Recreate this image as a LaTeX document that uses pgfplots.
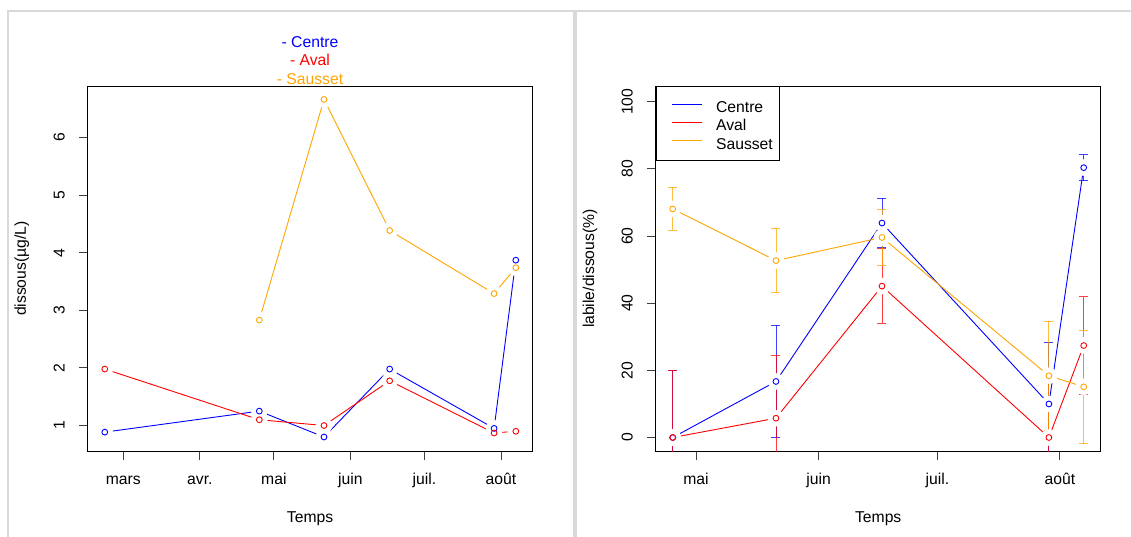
\documentclass[border=0pt]{standalone}
\usepackage{fontspec}
\setmainfont{Liberation Sans}
\usepackage{pgfplots}
\usepackage{pgfplotstable}
\pgfplotsset{compat=1.18}
\definecolor{cblue}{RGB}{0,0,255}
\definecolor{cred}{RGB}{255,0,0}
\definecolor{corange}{RGB}{255,165,0}
\definecolor{framegray}{RGB}{217,217,217}
\newcommand{\fs}{\fontsize{15.7}{18.8}\selectfont}

% left panel: dissous (ug/L), x = days since 1 March
\pgfplotstableread{
x y
-7.5 0.885
55.1 1.25
81.3 0.80
107.9 1.98
150.2 0.95
159.0 3.87
}\Lcentre
\pgfplotstableread{
x y
-7.5 1.98
55.1 1.10
81.3 1.00
107.9 1.776
150.2 0.87
159.0 0.90
}\Laval
\pgfplotstableread{
x y
55.1 2.83
81.3 6.66
107.9 4.385
150.2 3.29
159.0 3.74
}\Lsausset

% right panel: labile/dissous (%), with error
\pgfplotstableread{
x y e
55.1 0 20
81.2 16.7 16.7
108.0 63.9 7.4
150.2 10.0 18.3
159.0 80.4 3.9
}\Rcentre
\pgfplotstableread{
x y e
55.1 0 20
81.2 5.75 18.8
108.0 45.1 11.1
150.2 0 20
159.0 27.4 14.5
}\Raval
\pgfplotstableread{
x y e
55.1 68.1 6.4
81.2 52.7 9.5
108.0 59.6 8.2
150.2 18.4 16.3
159.0 15.1 16.9
}\Rsausset

\pgfplotsset{
  rpanel/.style={
    scale only axis, anchor=south west,
    axis line style={line width=1pt},
    xtick pos=lower, ytick pos=left,
    tick align=outside, major tick length=8.5pt,
    tick style={line width=1pt, black!75},
    ticklabel style={font=\fs},
    /pgf/number format/assume math mode=true,
    xticklabel style={anchor=base, yshift=-25pt},
    yticklabel style={xshift=-14.5pt, rotate=90, anchor=base},
    every axis x label/.style={at={([yshift=-71.5pt]axis description cs:0.5,0)}, anchor=base, font=\fs},
    every axis y label/.style={at={([xshift=-61.5pt]axis description cs:0,0.5)}, rotate=90, anchor=base, font=\fs},
  },
  halo/.style={forget plot, only marks, white, mark=*, mark size=8pt, mark options={draw=white, fill=white}},
  pts/.style={forget plot, only marks, mark=o, mark size=2.9pt, mark options={line width=0.9pt}},
  ln/.style={forget plot, line width=0.9pt, mark=none},
  eb/.style={forget plot, draw=none, mark=none,
    error bars/.cd, y dir=both, y explicit,
    error bar style={draw=#1, opacity=0.75, line width=0.9pt},
    error mark options={draw=#1, opacity=0.75, line width=0.9pt, mark size=4.5pt, rotate=90}},
}

\begin{document}
\begin{tikzpicture}
\useasboundingbox (0,0) rectangle (1131pt,537pt);
\fill[framegray] (7pt,0pt) rectangle (9pt,527pt);
\fill[framegray] (7pt,525pt) rectangle (1131pt,527pt);
\fill[framegray] (573pt,0pt) rectangle (577pt,527pt);

\begin{axis}[rpanel, at={(87.5pt,85.8pt)}, width=445.1pt, height=365.1pt,
  xmin=-14.5, xmax=165.8, ymin=0.554, ymax=6.892,
  xtick={0,31,61,92,122,153}, xticklabels={mars,avr.,mai,juin,juil.,août},
  ytick={1,2,3,4,5,6},
  xlabel={Temps}, ylabel={dissous(µg/L)}]
\addplot[ln, cblue] table[x=x,y=y] {\Lcentre};
\addplot[ln, cred] table[x=x,y=y] {\Laval};
\addplot[ln, corange] table[x=x,y=y] {\Lsausset};
\addplot[halo] table[x=x,y=y] {\Lcentre};
\addplot[halo] table[x=x,y=y] {\Laval};
\addplot[halo] table[x=x,y=y] {\Lsausset};
\addplot[pts, cblue] table[x=x,y=y] {\Lcentre};
\addplot[pts, cred] table[x=x,y=y] {\Laval};
\addplot[pts, corange] table[x=x,y=y] {\Lsausset};
\end{axis}
\node[anchor=base, text=cblue, font=\fs, inner sep=0pt] at (310pt,489.1pt) {- Centre};
\node[anchor=base, text=cred, font=\fs, inner sep=0pt] at (310pt,471.2pt) {- Aval};
\node[anchor=base, text=corange, font=\fs, inner sep=0pt] at (310pt,452.4pt) {- Sausset};

\begin{axis}[rpanel, at={(655.7pt,85.8pt)}, width=445pt, height=365.1pt,
  xmin=50.8, xmax=163.3, ymin=-4.08, ymax=104.7,
  xtick={61,92,122,153}, xticklabels={mai,juin,juil.,août},
  ytick={0,20,40,60,80,100},
  xlabel={Temps}, ylabel={labile/dissous(\%)},
  legend cell align=left,
  legend style={at={(axis description cs:0,1)}, anchor=north west, line width=1pt,
    fill=white, inner xsep=6.7pt, inner ysep=9.35pt, row sep=0pt, column sep=14pt, font=\fs,
    nodes={inner sep=0pt, text height=16.65pt, text depth=1.65pt}},
  legend image code/.code={\draw[#1] (0pt,1pt) (8.3pt,1pt) -- (38.3pt,1pt);}]
\addlegendimage{draw=cblue, line width=0.9pt}
\addlegendentry{Centre}
\addlegendimage{draw=cred, line width=0.9pt}
\addlegendentry{Aval}
\addlegendimage{draw=corange, line width=0.9pt}
\addlegendentry{Sausset}
\addplot[ln, cblue] table[x=x,y=y] {\Rcentre};
\addplot[ln, cred] table[x=x,y=y] {\Raval};
\addplot[ln, corange] table[x=x,y=y] {\Rsausset};
\addplot[halo] table[x=x,y=y] {\Rcentre};
\addplot[halo] table[x=x,y=y] {\Raval};
\addplot[halo] table[x=x,y=y] {\Rsausset};
\addplot[eb=cblue] table[x=x,y=y,y error=e] {\Rcentre};
\addplot[eb=cred] table[x=x,y=y,y error=e] {\Raval};
\addplot[eb=corange] table[x=x,y=y,y error=e] {\Rsausset};
\addplot[pts, cblue] table[x=x,y=y] {\Rcentre};
\addplot[pts, cred] table[x=x,y=y] {\Raval};
\addplot[pts, corange] table[x=x,y=y] {\Rsausset};
\end{axis}
\end{tikzpicture}
\end{document}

REQUIREMENTS
Reproduce the material in its entirety and word for word, without the pictures.

RESPONSE TO THE TASK
Recreate this image as a LaTeX document that uses pgfplots.
\documentclass[border=0pt]{standalone}
\usepackage{fontspec}
\setmainfont{Liberation Sans}
\usepackage{pgfplots}
\usepackage{pgfplotstable}
\pgfplotsset{compat=1.18}
\definecolor{cblue}{RGB}{0,0,255}
\definecolor{cred}{RGB}{255,0,0}
\definecolor{corange}{RGB}{255,165,0}
\definecolor{framegray}{RGB}{217,217,217}
\newcommand{\fs}{\fontsize{15.7}{18.8}\selectfont}

% left panel: dissous (ug/L), x = days since 1 March
\pgfplotstableread{
x y
-7.5 0.885
55.1 1.25
81.3 0.80
107.9 1.98
150.2 0.95
159.0 3.87
}\Lcentre
\pgfplotstableread{
x y
-7.5 1.98
55.1 1.10
81.3 1.00
107.9 1.776
150.2 0.87
159.0 0.90
}\Laval
\pgfplotstableread{
x y
55.1 2.83
81.3 6.66
107.9 4.385
150.2 3.29
159.0 3.74
}\Lsausset

% right panel: labile/dissous (%), with error
\pgfplotstableread{
x y e
55.1 0 20
81.2 16.7 16.7
108.0 63.9 7.4
150.2 10.0 18.3
159.0 80.4 3.9
}\Rcentre
\pgfplotstableread{
x y e
55.1 0 20
81.2 5.75 18.8
108.0 45.1 11.1
150.2 0 20
159.0 27.4 14.5
}\Raval
\pgfplotstableread{
x y e
55.1 68.1 6.4
81.2 52.7 9.5
108.0 59.6 8.2
150.2 18.4 16.3
159.0 15.1 16.9
}\Rsausset

\pgfplotsset{
  rpanel/.style={
    scale only axis, anchor=south west,
    axis line style={line width=1pt},
    xtick pos=lower, ytick pos=left,
    tick align=outside, major tick length=8.5pt,
    tick style={line width=1pt, black!75},
    ticklabel style={font=\fs},
    /pgf/number format/assume math mode=true,
    xticklabel style={anchor=base, yshift=-25pt},
    yticklabel style={xshift=-14.5pt, rotate=90, anchor=base},
    every axis x label/.style={at={([yshift=-71.5pt]axis description cs:0.5,0)}, anchor=base, font=\fs},
    every axis y label/.style={at={([xshift=-61.5pt]axis description cs:0,0.5)}, rotate=90, anchor=base, font=\fs},
  },
  halo/.style={forget plot, only marks, white, mark=*, mark size=8pt, mark options={draw=white, fill=white}},
  pts/.style={forget plot, only marks, mark=o, mark size=2.9pt, mark options={line width=0.9pt}},
  ln/.style={forget plot, line width=0.9pt, mark=none},
  eb/.style={forget plot, draw=none, mark=none,
    error bars/.cd, y dir=both, y explicit,
    error bar style={draw=#1, opacity=0.75, line width=0.9pt},
    error mark options={draw=#1, opacity=0.75, line width=0.9pt, mark size=4.5pt, rotate=90}},
}

\begin{document}
\begin{tikzpicture}
\useasboundingbox (0,0) rectangle (1131pt,537pt);
\fill[framegray] (7pt,0pt) rectangle (9pt,527pt);
\fill[framegray] (7pt,525pt) rectangle (1131pt,527pt);
\fill[framegray] (573pt,0pt) rectangle (577pt,527pt);

\begin{axis}[rpanel, at={(87.5pt,85.8pt)}, width=445.1pt, height=365.1pt,
  xmin=-14.5, xmax=165.8, ymin=0.554, ymax=6.892,
  xtick={0,31,61,92,122,153}, xticklabels={mars,avr.,mai,juin,juil.,août},
  ytick={1,2,3,4,5,6},
  xlabel={Temps}, ylabel={dissous(µg/L)}]
\addplot[ln, cblue] table[x=x,y=y] {\Lcentre};
\addplot[ln, cred] table[x=x,y=y] {\Laval};
\addplot[ln, corange] table[x=x,y=y] {\Lsausset};
\addplot[halo] table[x=x,y=y] {\Lcentre};
\addplot[halo] table[x=x,y=y] {\Laval};
\addplot[halo] table[x=x,y=y] {\Lsausset};
\addplot[pts, cblue] table[x=x,y=y] {\Lcentre};
\addplot[pts, cred] table[x=x,y=y] {\Laval};
\addplot[pts, corange] table[x=x,y=y] {\Lsausset};
\end{axis}
\node[anchor=base, text=cblue, font=\fs, inner sep=0pt] at (310pt,489.1pt) {- Centre};
\node[anchor=base, text=cred, font=\fs, inner sep=0pt] at (310pt,471.2pt) {- Aval};
\node[anchor=base, text=corange, font=\fs, inner sep=0pt] at (310pt,452.4pt) {- Sausset};

\begin{axis}[rpanel, at={(655.7pt,85.8pt)}, width=445pt, height=365.1pt,
  xmin=50.8, xmax=163.3, ymin=-4.08, ymax=104.7,
  xtick={61,92,122,153}, xticklabels={mai,juin,juil.,août},
  ytick={0,20,40,60,80,100},
  xlabel={Temps}, ylabel={labile/dissous(\%)},
  legend cell align=left,
  legend style={at={(axis description cs:0,1)}, anchor=north west, line width=1pt,
    fill=white, inner xsep=6.7pt, inner ysep=9.35pt, row sep=0pt, column sep=14pt, font=\fs,
    nodes={inner sep=0pt, text height=16.65pt, text depth=1.65pt}},
  legend image code/.code={\draw[#1] (0pt,1pt) (8.3pt,1pt) -- (38.3pt,1pt);}]
\addlegendimage{draw=cblue, line width=0.9pt}
\addlegendentry{Centre}
\addlegendimage{draw=cred, line width=0.9pt}
\addlegendentry{Aval}
\addlegendimage{draw=corange, line width=0.9pt}
\addlegendentry{Sausset}
\addplot[ln, cblue] table[x=x,y=y] {\Rcentre};
\addplot[ln, cred] table[x=x,y=y] {\Raval};
\addplot[ln, corange] table[x=x,y=y] {\Rsausset};
\addplot[halo] table[x=x,y=y] {\Rcentre};
\addplot[halo] table[x=x,y=y] {\Raval};
\addplot[halo] table[x=x,y=y] {\Rsausset};
\addplot[eb=cblue] table[x=x,y=y,y error=e] {\Rcentre};
\addplot[eb=cred] table[x=x,y=y,y error=e] {\Raval};
\addplot[eb=corange] table[x=x,y=y,y error=e] {\Rsausset};
\addplot[pts, cblue] table[x=x,y=y] {\Rcentre};
\addplot[pts, cred] table[x=x,y=y] {\Raval};
\addplot[pts, corange] table[x=x,y=y] {\Rsausset};
\end{axis}
\end{tikzpicture}
\end{document}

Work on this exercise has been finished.